Study: Only 22 Percent of Texas Pancreatic Cancer Patients Get Surgery
A study published in the Journal of Surgical Oncology found that only 22 percent of Texas patients with early-stage pancreatic cancer received standard-of-care surgery to remove their tumors.
Researchers at UT Southwestern Medical Center said the results are a call to action to improve treatment in the Lone Star State.
“We are failing nearly 80 percent of patients eligible for surgical resection, which can significantly extend survival or potentially even be curative in combination with chemotherapy,” said study leader Patricio Polanco, M.D., associate professor of surgery in the Division of Surgical Oncology at UT Southwestern, in a statement. “Many patients think that this is always an incurable disease and don’t pursue aggressive treatment,” added Polanco, who also is a member of the Harold C. Simmons Comprehensive Cancer Center.
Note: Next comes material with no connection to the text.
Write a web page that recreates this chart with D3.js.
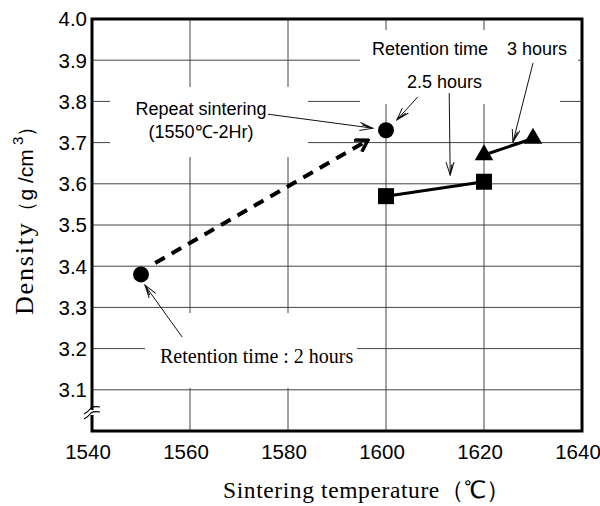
<!DOCTYPE html>
<html>
<head>
<meta charset="utf-8">
<script src="https://cdn.jsdelivr.net/npm/d3@7"></script>
<style>
	body { margin: 0; background: #fff; }
	svg { display: block; }
	.sans { font-family: "Liberation Sans", Arial, sans-serif; }
	.serif { font-family: "Liberation Serif", "Times New Roman", serif; }
</style>
</head>
<body>
<div id="chart"></div>
<script>
var xTicks = [1540, 1560, 1580, 1600, 1620, 1640];
var yTicks = [3.1, 3.2, 3.3, 3.4, 3.5, 3.6, 3.7, 3.8, 3.9, 4.0];

// 2 hours, then repeat sintering
var circleTemp = [1550, 1600];
var circleDensity = [3.38, 3.73];
// 2.5 hours
var squareTemp = [1600, 1620];
var squareDensity = [3.57, 3.605];
// 3 hours
var triangleTemp = [1620, 1630];
var triangleDensity = [3.67, 3.71];

// dashed arrow, from the 2 hour point to the repeat sintering point
var dashTemp = [1552.9, 1596.3];
var dashDensity = [3.408, 3.706];

// thin callout arrows [fromTemp, fromDensity, toTemp, toDensity]
var callouts = [
	[1575.9, 3.769, 1597.3, 3.735],
	[1606.5, 3.811, 1602.2, 3.755],
	[1612.9, 3.820, 1613.1, 3.621],
	[1630.0, 3.893, 1625.9, 3.701],
	[1558.4, 3.228, 1550.8, 3.354]
];

var width = 600, height = 506;
var x = d3.scaleLinear().domain([1540, 1640]).range([92, 582]);
var y = d3.scaleLinear().domain([3.0, 4.0]).range([431, 19]);

var svg = d3.select('#chart')
	.append('svg')
	.attr('width', width)
	.attr('height', height);

var defs = svg.append('defs');
defs.append('marker')
	.attr('id', 'vee')
	.attr('viewBox', '0 0 14 10')
	.attr('refX', 13)
	.attr('refY', 5)
	.attr('markerUnits', 'userSpaceOnUse')
	.attr('markerWidth', 14)
	.attr('markerHeight', 10)
	.attr('orient', 'auto')
	.append('path')
		.attr('d', 'M 0 1 L 13 5 L 0 9 M 2 3 L 11 5')
		.attr('fill', 'none')
		.attr('stroke', '#111')
		.attr('stroke-width', 1);
defs.append('marker')
	.attr('id', 'bold')
	.attr('viewBox', '0 0 16 16')
	.attr('refX', 14)
	.attr('refY', 8)
	.attr('markerUnits', 'userSpaceOnUse')
	.attr('markerWidth', 16)
	.attr('markerHeight', 16)
	.attr('orient', 'auto')
	.append('path')
		.attr('d', 'M 2 1 L 14 8 L 3 15')
		.attr('fill', 'none')
		.attr('stroke', '#000')
		.attr('stroke-width', 3.5);

// grid
var grid = svg.append('g')
	.attr('stroke', '#444')
	.attr('stroke-width', 1);
grid.selectAll('line.v')
	.data(xTicks.slice(1, -1))
	.enter().append('line')
	.attr('class', 'v')
	.attr('x1', function(d){ return x(d); })
	.attr('x2', function(d){ return x(d); })
	.attr('y1', y(4.0))
	.attr('y2', y(3.0));
grid.selectAll('line.h')
	.data(yTicks.slice(0, -1))
	.enter().append('line')
	.attr('class', 'h')
	.attr('x1', x(1540))
	.attr('x2', x(1640))
	.attr('y1', function(d){ return y(d); })
	.attr('y2', function(d){ return y(d); });

// the grid is cut where the notes sit
var gaps = [
	[110, 87, 198, 70],
	[360, 30, 200, 74],
	[560, 30, 18, 45],
	[145, 313, 212, 75]
];
svg.selectAll('rect.gap')
	.data(gaps)
	.enter().append('rect')
	.attr('class', 'gap')
	.attr('x', function(d){ return d[0]; })
	.attr('y', function(d){ return d[1]; })
	.attr('width', function(d){ return d[2]; })
	.attr('height', function(d){ return d[3]; })
	.attr('fill', '#fff');

// frame
svg.append('rect')
	.attr('x', x(1540))
	.attr('y', y(4.0))
	.attr('width', x(1640) - x(1540))
	.attr('height', y(3.0) - y(4.0))
	.attr('fill', 'none')
	.attr('stroke', '#000')
	.attr('stroke-width', 3);

// axis break
svg.append('rect')
	.attr('x', x(1540) - 3)
	.attr('y', 410)
	.attr('width', 6)
	.attr('height', 5)
	.attr('fill', '#fff');
svg.append('path')
	.attr('d', 'M 84 414 q 4 -2 7 -6 q 3 -2 9 -1 M 84 419 q 4 -2 7 -6 q 3 -2 9 -1')
	.attr('fill', 'none')
	.attr('stroke', '#000')
	.attr('stroke-width', 1.2);

// tick labels
svg.append('g').selectAll('text')
	.data(yTicks)
	.enter().append('text')
	.attr('class', 'sans')
	.attr('x', x(1540) - 5)
	.attr('y', function(d){ return y(d); })
	.attr('dy', '0.36em')
	.attr('text-anchor', 'end')
	.attr('font-size', 20.5)
	.text(function(d){ return d3.format('.1f')(d); });
svg.append('g').selectAll('text')
	.data(xTicks)
	.enter().append('text')
	.attr('class', 'sans')
	.attr('x', function(d){ return x(d) - 4; })
	.attr('y', 459)
	.attr('text-anchor', 'middle')
	.attr('font-size', 20.5)
	.text(function(d){ return d; });

// axis titles
var xt = svg.append('text')
	.attr('x', 223)
	.attr('y', 498)
	.attr('font-size', 23.5);
xt.append('tspan').attr('class', 'serif').attr('letter-spacing', 0.6).text('Sintering temperature');
xt.append('tspan').attr('class', 'serif').text('（℃）');

var yt = svg.append('text')
	.attr('transform', 'translate(33,315) rotate(-90)');
yt.append('tspan').attr('class', 'serif').attr('font-size', 26).attr('letter-spacing', 1.8).text('Density');
yt.append('tspan').attr('class', 'sans').attr('font-size', 21).text('（g /cm');
yt.append('tspan').attr('class', 'sans').attr('font-size', 15).attr('dy', -10).text(' 3');
yt.append('tspan').attr('class', 'sans').attr('font-size', 21).attr('dy', 10).text('）');

// notes
var notes = svg.append('g').attr('class', 'sans').attr('font-size', 18).attr('fill', '#000');
notes.append('text').attr('x', 201).attr('y', 115).attr('text-anchor', 'middle').text('Repeat sintering');
notes.append('text').attr('x', 201).attr('y', 138).attr('text-anchor', 'middle').text('(1550℃-2Hr)');
notes.append('text').attr('x', 372).attr('y', 55).text('Retention time');
notes.append('text').attr('x', 507).attr('y', 55).text('3 hours');
notes.append('text').attr('x', 407).attr('y', 88).text('2.5 hours');
svg.append('text')
	.attr('class', 'serif')
	.attr('x', 160)
	.attr('y', 363)
	.attr('font-size', 20)
	.text('Retention time : 2 hours');

svg.append('g').selectAll('line')
	.data(callouts)
	.enter().append('line')
	.attr('x1', function(d){ return x(d[0]); })
	.attr('y1', function(d){ return y(d[1]); })
	.attr('x2', function(d){ return x(d[2]); })
	.attr('y2', function(d){ return y(d[3]); })
	.attr('stroke', '#111')
	.attr('stroke-width', 1)
	.attr('marker-end', 'url(#vee)');

// dashed arrow
svg.append('line')
	.attr('x1', x(dashTemp[0]))
	.attr('y1', y(dashDensity[0]))
	.attr('x2', x(dashTemp[1]))
	.attr('y2', y(dashDensity[1]))
	.attr('stroke', '#000')
	.attr('stroke-width', 4)
	.attr('stroke-dasharray', '11,8')
	.attr('marker-end', 'url(#bold)');

// series
var line = d3.line()
	.x(function(d){ return x(d[0]); })
	.y(function(d){ return y(d[1]); });
svg.append('path')
	.datum(d3.zip(squareTemp, squareDensity))
	.attr('d', line)
	.attr('fill', 'none')
	.attr('stroke', '#000')
	.attr('stroke-width', 3);
svg.append('path')
	.datum(d3.zip(triangleTemp, triangleDensity))
	.attr('d', line)
	.attr('fill', 'none')
	.attr('stroke', '#000')
	.attr('stroke-width', 3);

svg.append('g').selectAll('circle')
	.data(d3.zip(circleTemp, circleDensity))
	.enter().append('circle')
	.attr('cx', function(d){ return x(d[0]); })
	.attr('cy', function(d){ return y(d[1]); })
	.attr('r', 8)
	.attr('fill', '#000');
svg.append('g').selectAll('path')
	.data(d3.zip(squareTemp, squareDensity))
	.enter().append('path')
	.attr('transform', function(d){ return 'translate(' + x(d[0]) + ',' + y(d[1]) + ')'; })
	.attr('d', d3.symbol().type(d3.symbolSquare).size(256))
	.attr('fill', '#000');
svg.append('g').selectAll('path')
	.data(d3.zip(triangleTemp, triangleDensity))
	.enter().append('path')
	.attr('transform', function(d){ return 'translate(' + x(d[0]) + ',' + y(d[1]) + ')'; })
	.attr('d', d3.symbol().type(d3.symbolTriangle).size(150))
	.attr('fill', '#000');
</script>
</body>
</html>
Unlike many cancers, which have seen mortality rates decline significantly in recent decades, the prognosis for pancreatic cancer remains dismal, Polanco explained. Only 11 percent of patients with this disease survive at least five years, leading to more than 466,000 deaths worldwide each year.
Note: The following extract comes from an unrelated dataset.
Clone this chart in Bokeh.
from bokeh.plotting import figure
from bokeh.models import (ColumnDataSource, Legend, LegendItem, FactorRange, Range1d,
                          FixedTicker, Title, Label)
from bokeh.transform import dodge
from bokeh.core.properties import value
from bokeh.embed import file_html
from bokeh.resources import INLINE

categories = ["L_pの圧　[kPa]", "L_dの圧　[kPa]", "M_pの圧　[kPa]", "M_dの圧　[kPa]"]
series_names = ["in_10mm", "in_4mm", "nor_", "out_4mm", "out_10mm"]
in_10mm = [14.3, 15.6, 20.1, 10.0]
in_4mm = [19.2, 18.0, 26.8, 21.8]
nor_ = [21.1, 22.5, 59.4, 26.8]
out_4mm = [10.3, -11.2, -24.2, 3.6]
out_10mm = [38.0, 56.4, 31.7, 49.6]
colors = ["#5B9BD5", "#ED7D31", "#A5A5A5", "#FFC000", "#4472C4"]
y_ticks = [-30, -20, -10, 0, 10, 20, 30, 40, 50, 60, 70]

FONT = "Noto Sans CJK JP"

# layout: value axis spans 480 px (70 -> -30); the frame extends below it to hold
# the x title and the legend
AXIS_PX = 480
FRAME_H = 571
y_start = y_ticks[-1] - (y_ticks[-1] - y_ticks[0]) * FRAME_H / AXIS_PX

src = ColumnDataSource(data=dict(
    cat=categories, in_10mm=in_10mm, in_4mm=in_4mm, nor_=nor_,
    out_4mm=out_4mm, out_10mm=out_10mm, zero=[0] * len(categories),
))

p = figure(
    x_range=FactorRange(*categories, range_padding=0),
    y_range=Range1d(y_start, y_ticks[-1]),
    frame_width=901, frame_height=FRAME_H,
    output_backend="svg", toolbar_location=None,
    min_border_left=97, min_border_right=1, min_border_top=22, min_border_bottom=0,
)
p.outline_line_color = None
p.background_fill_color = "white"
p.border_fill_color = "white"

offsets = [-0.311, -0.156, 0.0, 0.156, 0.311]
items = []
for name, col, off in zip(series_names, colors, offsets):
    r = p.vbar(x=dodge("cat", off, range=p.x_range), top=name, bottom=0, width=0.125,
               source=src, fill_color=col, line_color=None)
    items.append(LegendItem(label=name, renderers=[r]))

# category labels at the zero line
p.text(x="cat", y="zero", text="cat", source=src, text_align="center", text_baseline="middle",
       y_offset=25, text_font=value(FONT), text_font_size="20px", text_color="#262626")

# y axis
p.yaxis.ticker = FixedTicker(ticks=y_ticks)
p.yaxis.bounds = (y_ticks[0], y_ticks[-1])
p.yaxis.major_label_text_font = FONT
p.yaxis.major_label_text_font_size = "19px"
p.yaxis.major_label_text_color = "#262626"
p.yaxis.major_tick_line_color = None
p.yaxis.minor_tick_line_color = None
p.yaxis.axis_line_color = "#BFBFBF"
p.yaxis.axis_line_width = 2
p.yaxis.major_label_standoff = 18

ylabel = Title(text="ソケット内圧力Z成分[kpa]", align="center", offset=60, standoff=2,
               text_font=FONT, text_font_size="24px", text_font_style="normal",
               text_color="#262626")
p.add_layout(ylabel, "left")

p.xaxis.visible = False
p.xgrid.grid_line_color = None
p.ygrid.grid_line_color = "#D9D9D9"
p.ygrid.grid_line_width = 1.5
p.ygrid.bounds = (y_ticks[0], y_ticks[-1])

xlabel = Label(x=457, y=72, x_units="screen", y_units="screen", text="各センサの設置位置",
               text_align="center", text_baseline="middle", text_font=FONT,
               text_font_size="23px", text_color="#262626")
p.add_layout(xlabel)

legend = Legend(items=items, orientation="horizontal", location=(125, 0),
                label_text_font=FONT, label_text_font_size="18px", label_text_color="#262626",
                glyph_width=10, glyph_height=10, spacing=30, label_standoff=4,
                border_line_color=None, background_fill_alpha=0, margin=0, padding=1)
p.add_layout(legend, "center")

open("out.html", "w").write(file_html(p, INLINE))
For several decades, the standard of care and only curative treatment option for early-stage pancreatic cancer has been surgery to remove the malignant tumor, typically in combination with chemotherapy. This multi-modal treatment has a median survival rate as high as 54 months, according to one recent study.
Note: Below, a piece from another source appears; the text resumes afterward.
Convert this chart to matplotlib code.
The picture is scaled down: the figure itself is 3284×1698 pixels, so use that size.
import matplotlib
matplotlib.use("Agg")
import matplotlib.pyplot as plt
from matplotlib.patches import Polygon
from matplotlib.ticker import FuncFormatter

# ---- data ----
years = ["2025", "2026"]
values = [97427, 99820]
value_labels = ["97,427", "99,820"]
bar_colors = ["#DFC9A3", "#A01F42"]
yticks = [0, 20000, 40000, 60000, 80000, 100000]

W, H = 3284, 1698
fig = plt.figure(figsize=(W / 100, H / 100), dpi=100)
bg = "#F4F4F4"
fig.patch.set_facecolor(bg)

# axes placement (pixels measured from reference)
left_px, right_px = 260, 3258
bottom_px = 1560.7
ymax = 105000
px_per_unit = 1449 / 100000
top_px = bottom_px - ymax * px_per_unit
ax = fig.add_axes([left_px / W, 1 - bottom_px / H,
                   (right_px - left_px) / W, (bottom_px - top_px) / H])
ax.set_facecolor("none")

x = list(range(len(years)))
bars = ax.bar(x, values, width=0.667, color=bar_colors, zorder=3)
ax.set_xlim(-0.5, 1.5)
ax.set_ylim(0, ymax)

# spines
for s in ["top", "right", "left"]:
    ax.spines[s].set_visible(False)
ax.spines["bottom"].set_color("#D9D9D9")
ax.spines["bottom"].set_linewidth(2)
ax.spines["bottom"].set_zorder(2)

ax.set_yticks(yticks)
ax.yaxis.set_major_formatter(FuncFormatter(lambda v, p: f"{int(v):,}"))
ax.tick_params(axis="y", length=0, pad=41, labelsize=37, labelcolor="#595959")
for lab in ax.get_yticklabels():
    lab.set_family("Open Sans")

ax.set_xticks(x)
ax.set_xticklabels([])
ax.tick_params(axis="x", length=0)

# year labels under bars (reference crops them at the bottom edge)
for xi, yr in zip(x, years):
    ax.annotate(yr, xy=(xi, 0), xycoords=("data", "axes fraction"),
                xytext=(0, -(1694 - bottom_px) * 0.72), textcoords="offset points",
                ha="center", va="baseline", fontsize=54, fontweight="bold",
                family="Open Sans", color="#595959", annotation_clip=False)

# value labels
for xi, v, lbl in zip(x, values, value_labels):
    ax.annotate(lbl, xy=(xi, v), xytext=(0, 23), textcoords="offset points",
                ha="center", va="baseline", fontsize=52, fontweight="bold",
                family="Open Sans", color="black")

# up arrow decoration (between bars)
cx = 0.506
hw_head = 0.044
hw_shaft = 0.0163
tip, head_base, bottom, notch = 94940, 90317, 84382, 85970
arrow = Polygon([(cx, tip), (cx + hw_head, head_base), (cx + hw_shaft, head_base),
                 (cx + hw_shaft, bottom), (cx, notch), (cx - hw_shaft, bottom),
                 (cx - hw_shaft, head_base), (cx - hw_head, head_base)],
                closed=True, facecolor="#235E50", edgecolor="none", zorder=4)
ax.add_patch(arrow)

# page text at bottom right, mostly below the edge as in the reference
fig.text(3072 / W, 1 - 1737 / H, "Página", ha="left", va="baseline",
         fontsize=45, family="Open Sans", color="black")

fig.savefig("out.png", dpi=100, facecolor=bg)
A previous report by Polanco and his team found that patients receiving treatment at a facility designated by the National Cancer Institute or one accredited by the American College of Surgeons Commission on Cancer such as UT Southwestern’s Simmons Cancer Center were more likely to get the care recommended by national guidelines. These patients also had improved survival rates.
For the current study, Polanco and his colleagues gathered data from the Texas Cancer Registry, which collects information on cancer patients from every hospital in the state, to examine surgery rates in early-stage pancreatic cancer patients.
The registry showed 39,157 patients diagnosed with pancreatic cancer between 2004 and 2018, including 4,274 with early-stage disease who were eligible for surgery. However, over this study period, only 22 percent of these patients had their tumors surgically removed. Most alarmingly, the percentage of eligible patients who received this recommended surgery decreased over the study period, from 31 percent in 2004 to 22 percent in 2018.
Patients who received surgery were more likely to survive longer than those who didn’t, the results showed. Post-surgical patients lived a median of 26 months after diagnosis compared with only seven months for those without surgery. In findings similar to previous work, one of the factors most strongly associated with getting appropriate care was treatment at a hospital accredited by the American College of Surgeons Commission on Cancer.
“Most rural and remote places in Texas have access to local medical oncologists who administer chemotherapy, and often radiation oncologists, but not surgical oncologists specialized in pancreatic cancer surgery,” Polanco said.
He noted that better treatments for pancreatic cancer are needed, and several are currently in development.
“But there is a treatment described several decades ago that can actually cure pancreatic cancer and dramatically extend survival, and that is surgery,” he said. “While we are spending millions of dollars to find the next new drug, we should spend at least the same amount and effort to ensure that every patient with pancreatic cancer is seen and assessed by an expert team of physicians to increase the awareness of this potentially life-saving surgery.”